Research

For a full list of publications click here.

Below are the key peer-reviewed publications from the lab. Click on each for the project page and paper.

Crossing the Gap: A Deep Dive into Zero-Shot Sim-to-Real Transfer for Dynamics

Eugene Valassakis, Zihan Ding, and Edward Johns

IROS 2020

Mini Abstract We benchmark sim-to-real for tasks with complex dynamics, where no real-world training is available. We show that previous works require significant simulator tuning to achieve transfer. A simple method which just injects random forces, outperforms domain randomisation whilst being significantly easier to tune.

Physics-Based Dexterous Manipulations with Estimated Hand Poses and Residual Reinforcement Learning

Guillermo Garcia-Hernando, Edward Johns, and Tae-Kyun Kim

IROS 2020

Mini Abstract We introduce a method for dexterous object manipulation in a virtual environment, using a hand pose estimator in the real world. Residual reinforcement learning, trained in a physics simulator, learns to correct the noisy pose estimator. Rewards use adversarial imitation learning, to encourage natural motion.

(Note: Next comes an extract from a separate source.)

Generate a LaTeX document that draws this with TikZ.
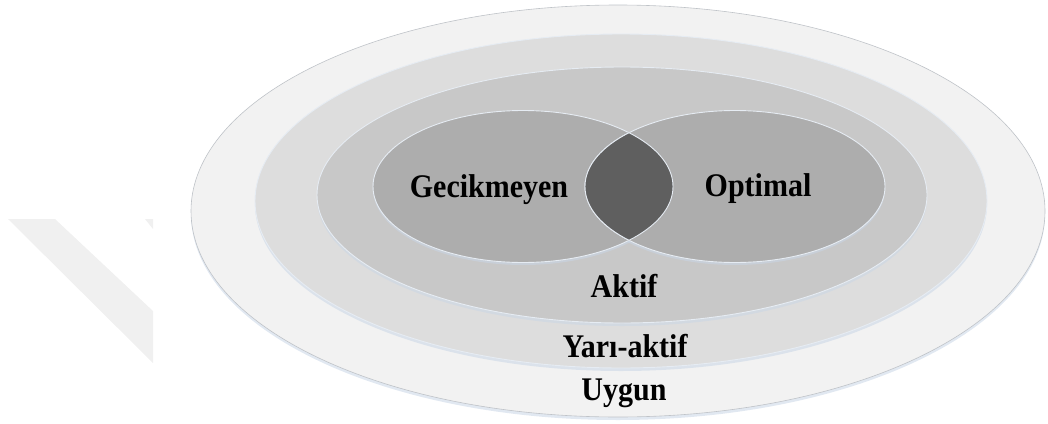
\documentclass[tikz,border=0pt]{standalone}
\usepackage{fontspec}
\setmainfont{Liberation Serif}
\definecolor{uygunc}{HTML}{F2F2F2}
\definecolor{yariaktifc}{HTML}{DDDDDD}
\definecolor{aktifc}{HTML}{C8C8C8}
\definecolor{innerc}{HTML}{ADADAD}
\definecolor{lensc}{HTML}{5F5F5F}
\definecolor{edgec}{HTML}{BFC3C8}
\definecolor{glowc}{HTML}{E6ECF3}
\definecolor{shadowc}{HTML}{C9D6E6}
\definecolor{markc}{HTML}{F0F0F0}
\begin{document}
\begin{tikzpicture}[x=1pt,y=-1pt,
  shadowfill/.style={fill=shadowc,opacity=0.55},
  ringedge/.style={draw=glowc,line width=0.9pt},
  label/.style={font=\fontsize{30}{30}\selectfont\bfseries,text=black,anchor=base,inner sep=0pt}]
\useasboundingbox (0,0) rectangle (1048,423);

% faint mark on the left
\fill[markc] (8,219) -- (55,219) -- (153,311) -- (153,363) -- cycle;
\fill[markc] (145,219) -- (153,219) -- (153,229) -- cycle;

% Uygun (outermost set)
\fill[shadowfill] (618,214) ellipse [x radius=427pt, y radius=206pt];
\fill[uygunc,draw=edgec,line width=0.6pt] (618,211) ellipse [x radius=427pt, y radius=206pt];

% Yari-aktif
\fill[shadowfill] (621,204) ellipse [x radius=366pt, y radius=167pt];
\filldraw[fill=yariaktifc,ringedge] (621,201) ellipse [x radius=366pt, y radius=167pt];

% Aktif
\fill[shadowfill] (622,198) ellipse [x radius=305pt, y radius=128pt];
\filldraw[fill=aktifc,ringedge] (622,195) ellipse [x radius=305pt, y radius=128pt];

% Gecikmeyen and Optimal
\fill[shadowfill] (523,189) ellipse [x radius=150pt, y radius=76pt];
\fill[shadowfill] (735,189) ellipse [x radius=150pt, y radius=76pt];
\filldraw[fill=innerc,ringedge] (523,186.5) ellipse [x radius=150pt, y radius=76pt];
\filldraw[fill=innerc,ringedge] (735,186.5) ellipse [x radius=150pt, y radius=76pt];

% overlap of the two inner sets
\begin{scope}
  \clip (523,186.5) ellipse [x radius=150pt, y radius=76pt];
  \filldraw[fill=lensc,ringedge] (735,186.5) ellipse [x radius=150pt, y radius=76pt];
\end{scope}
\begin{scope}
  \clip (735,186.5) ellipse [x radius=150pt, y radius=76pt];
  \draw[ringedge] (523,186.5) ellipse [x radius=150pt, y radius=76pt];
\end{scope}

% set names
\node[label] (gecikmeyen) at (489,197) {\scalebox{1}[1.1]{Gecikmeyen}};
\node[label] (optimal) at (758,196) {\scalebox{1}[1.1]{Optimal}};
\node[label] (aktif) at (624,297) {\scalebox{1}[1.1]{Aktif}};
\node[label] (yariaktif) at (625,357) {\scalebox{1}[1.1]{Yarı-aktif}};
\node[label] (uygun) at (624,400) {\scalebox{1}[1.1]{Uygun}};
\end{tikzpicture}
\end{document}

Shape Adaptor: A Learnable Resizing Module

Shikun Liu, Zhe Lin, Yilin Wang, Jianming Zhang, Federico Perazzi, and Edward Johns

ECCV 2020

Mini Abstract We introduce a method to optimise a neural network's shape for a given dataset. Traditional resizing layers, such as max-pooling and striding, use a fixed resizing ratio based on heuristics, whereas we can now train these ratios end-to-end. Results show improvements over hand-engineered network architectures.

Sim-to-Real Transfer for Optical Tactile Sensing

Zihan Ding, Nathan Lepora, and Edward Johns

ICRA 2020

Mini Abstract We train a TacTip optical tactile sensor to detect edge positions and orientations. Training is done with simulated data using a soft-body model, and transfer to the real world is achieved by randomising simulator parameters. Real-world tests show that edge positions can be predicted with an error of less than 1mm. 

Constrained-Space Optimization and Reinforcement Learning for Complex Tasks

Ya-Yen Tsai, Bo Xiao, Edward Johns, and Guang-Zhong Yang

RA-Letters and ICRA 2020

Mini Abstract We train a robot to perform a complex sewing task. Human demonstrations are used to create a constrained space, and reinforcement learning in simulation optimises a trajectory by exploring this space. Real-world experiments show that this optimised trajectory is superior to any one of the individual demonstrations.

Self-supervised Generalisation with Meta Auxiliary Learning

Shikun Liu, Andrew Davison, and Edward Johns

NeurIPS 2019

Mini Abstract We train a CNN for image recognition, using automatically-generated auxiliary labels. A second CNN generates these auxiliary labels using meta learning, by encouraging labels which assist the primary task. Experiments show that the performance on the primary task is as good as using human-defined auxiliary labels.

End-to-End Multi-Task Learning with Attention

Shikun Liu, Edward Johns, and Andrew Davison

CVPR 2019

Mini Abstract We train a multi-task CNN which can share features across different tasks. A common trunk of features is learned, and each task applies a soft attention mask to the common pool, where the attention masks are learned end-to-end. Our method achieves state-of-the-art performance on dense image prediction.

Transferring End-to-End Visuomotor Control from Simulation to Real World for a Multi-Stage Task

Stephen James, Andrew J. Davison, and Edward Johns

CoRL 2017

Mini Abstract We train an end-to-end robot controller to grasp a cube from multiple positions, and drop it into a basket. Training is done in simulation with behavioural cloning, and is transferred to the real world with domain randomisation. In real-world experiments, we show robustness to distractor objects and illumination changes.

Deep Learning a Grasp Function for Grasping under Gripper Pose Uncertainty

Edward Johns, Stefan Leutenegger, and Andrew Davison

IROS 2016

Mini Abstract We train a robot to grasp novel objects using depth images. Data is collected in simulation by attempting grasps across a wide range of objects. A CNN is trained to predict the grasp quality across a regular grid of gripper poses, which is combined with the gripper's pose uncertainty to create a robust grasp.

Pairwise Decomposition of Image Sequences for Active Multi-View Recognition

Edward Johns, Stefan Leutenegger, and Andrew Davison

CVPR 2016 (oral)

Mini Abstract We propose a multi-view object recognition pipeline which can recognise objects over arbitrary camera trajectories. Image sequences are decomposed into pairs for pairwise classification with a CNN, and a second CNN is trained to predict the next-best view. State-of-the-art results are achieved on ModelNet.